La campagna scatenata contro il ritorno di un ambasciatore italiano al Cairo rimane non condivisibile, anzi diventa ancora meno condivisibile, di fronte all’uso che si sta cercando di fare non solo del dolore e dei timori dei familiari di Giulio Regeni di non vedere scoperte e punite le responsabilità della tragica fine del giovane friulano, ma anche della rivelazione fatta dal New York Times di un vecchio rapporto del governo americano a Roma sul coinvolgimento dei servizi segreti egiziani nella vicenda.

Penso che l’attuale presidente del Consiglio Paolo Gentiloni, all’epoca ministro degli Esteri, non avesse avuto bisogno in quei giorni del rapporto dei servizi statunitensi per capire come fossero andate le cose al Cairo, e anche per sapere che di un rapporto di quel genere le autorità italiane non potessero fare alcun uso per determinare chissà che cosa nello sviluppo delle indagini giudiziarie in Egitto e del loro coordinamento con quelle italiane condotte dalla Procura di Roma.

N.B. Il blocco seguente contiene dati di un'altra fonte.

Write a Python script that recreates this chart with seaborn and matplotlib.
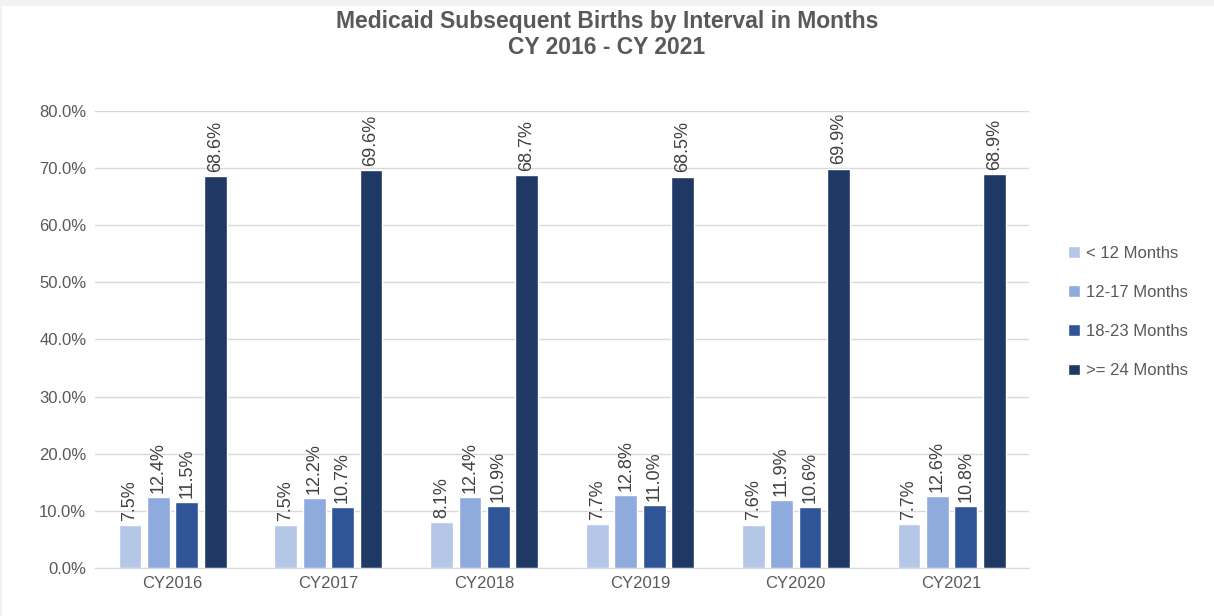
import pandas as pd
import seaborn as sns
import matplotlib.pyplot as plt
from matplotlib.patches import Rectangle

years = ["CY2016", "CY2017", "CY2018", "CY2019", "CY2020", "CY2021"]
intervals = ["< 12 Months", "12-17 Months", "18-23 Months", ">= 24 Months"]
under_12 = [7.5, 7.5, 8.1, 7.7, 7.6, 7.7]
m12_17 = [12.4, 12.2, 12.4, 12.8, 11.9, 12.6]
m18_23 = [11.5, 10.7, 10.9, 11.0, 10.6, 10.8]
over_24 = [68.6, 69.6, 68.7, 68.5, 69.9, 68.9]

colors = ["#B4C7E7", "#8FAADC", "#2F5597", "#1F3864"]
text_grey = "#595959"

rows = []
for label, vals in zip(intervals, [under_12, m12_17, m18_23, over_24]):
    for yr, v in zip(years, vals):
        rows.append({"year": yr, "interval": label, "pct": v})
df = pd.DataFrame(rows)

sns.set_style("white")
plt.rcParams['font.family'] = ['Liberation Sans', 'DejaVu Sans']

fig = plt.figure(figsize=(12.14, 6.16), dpi=100, facecolor="#F2F2F2")
# white chart area with thin grey strip at top/left like the screenshot
fig.patches.append(Rectangle((2 / 1214, 0), 1, 1 - 6 / 616, transform=fig.transFigure,
                             facecolor="white", edgecolor="none", zorder=-1))

ax = fig.add_axes([0.078, 0.078, 0.77, 0.742])
ax.set_facecolor("none")

sns.barplot(data=df, x="year", y="pct", hue="interval", palette=colors,
            saturation=1, width=0.73, gap=0.2, ax=ax, legend=True)

for cont in ax.containers:
    ax.bar_label(cont, labels=[f"{v:.1f}%" for v in cont.datavalues],
                 rotation=90, padding=3, fontsize=13, color="#404040")

ax.set_ylim(0, 80)
ax.set_yticks(range(0, 81, 10))
ax.set_yticklabels([f"{t:.1f}%" for t in range(0, 81, 10)])
ax.yaxis.grid(True, color="#D9D9D9", linewidth=1)
ax.set_axisbelow(True)
ax.set_xlabel("")
ax.set_ylabel("")
ax.tick_params(axis="both", length=0, labelsize=12, labelcolor=text_grey, pad=6)
for s in ["top", "right", "left"]:
    ax.spines[s].set_visible(False)
ax.spines["bottom"].set_color("#D9D9D9")

ax.legend(loc="center left", bbox_to_anchor=(1.025, 0.56), frameon=False,
          fontsize=12, labelcolor=text_grey, handlelength=0.7, handleheight=0.7,
          handletextpad=0.4, labelspacing=1.45)

fig.suptitle("Medicaid Subsequent Births by Interval in Months\nCY 2016 - CY 2021",
             y=0.983, fontsize=16.5, fontweight="bold", color=text_grey, linespacing=1.15)

fig.savefig("out.png", dpi=100, facecolor=fig.get_facecolor())
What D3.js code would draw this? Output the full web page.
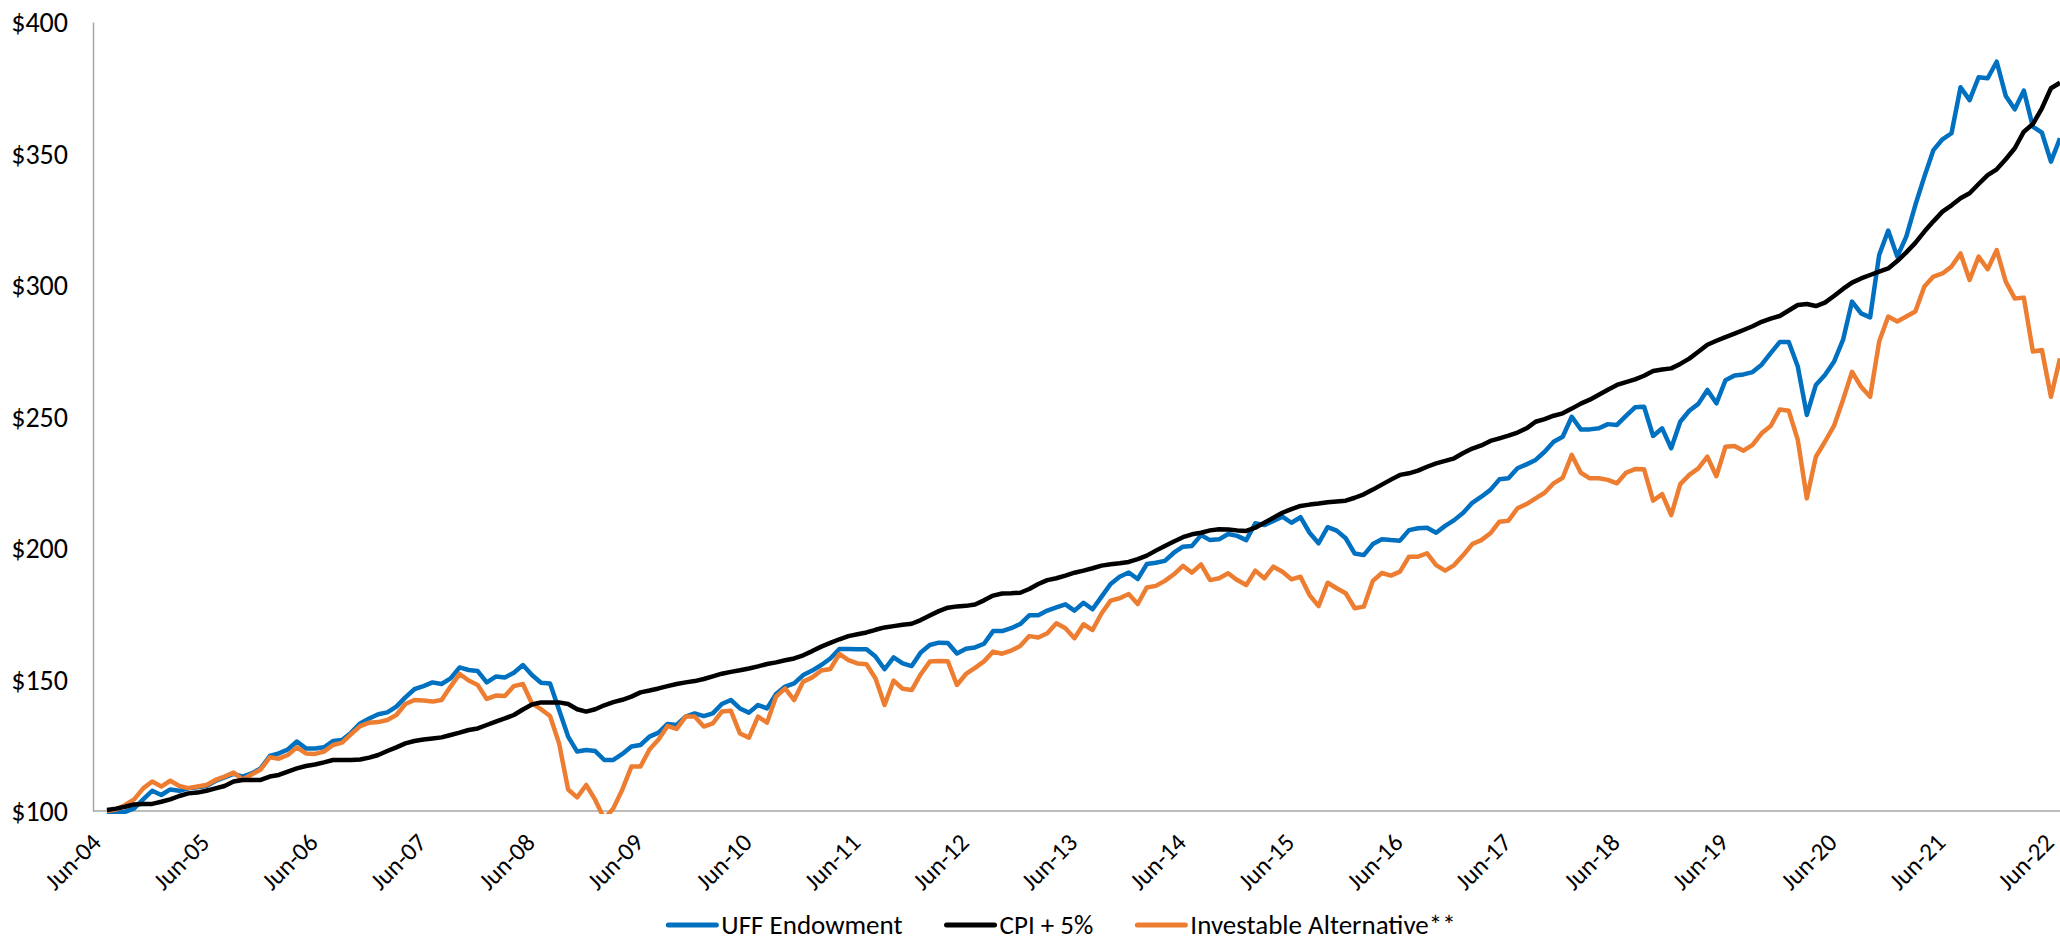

Un problema esisterebbe, e darebbe ragione ai familiari di Giulio Regeni e a quanti ne sfruttano il dolore, se la decisione di rimandare un ambasciatore italiano al Cairo significasse la rinuncia del governo italiano al dovere di reclamare e di agire perché le indagini sulla fine del giovane italiano proseguano e si concludano seriamente. Ma le relazioni diplomatiche sono state ripristinate anche a questo scopo, come ha precisato il ministro degli Esteri in carica Angelino Alfano, finalmente sottratto per un po’ della sua giornata alla fatica meno istituzionale di salvaguardare la sopravvivenza politica ed elettorale sua e del suo partito, o della sua corrente, trattandola nelle ore pari con gli emissari di Silvio Berlusconi e nelle ore dispari con quelli di Matteo Renzi.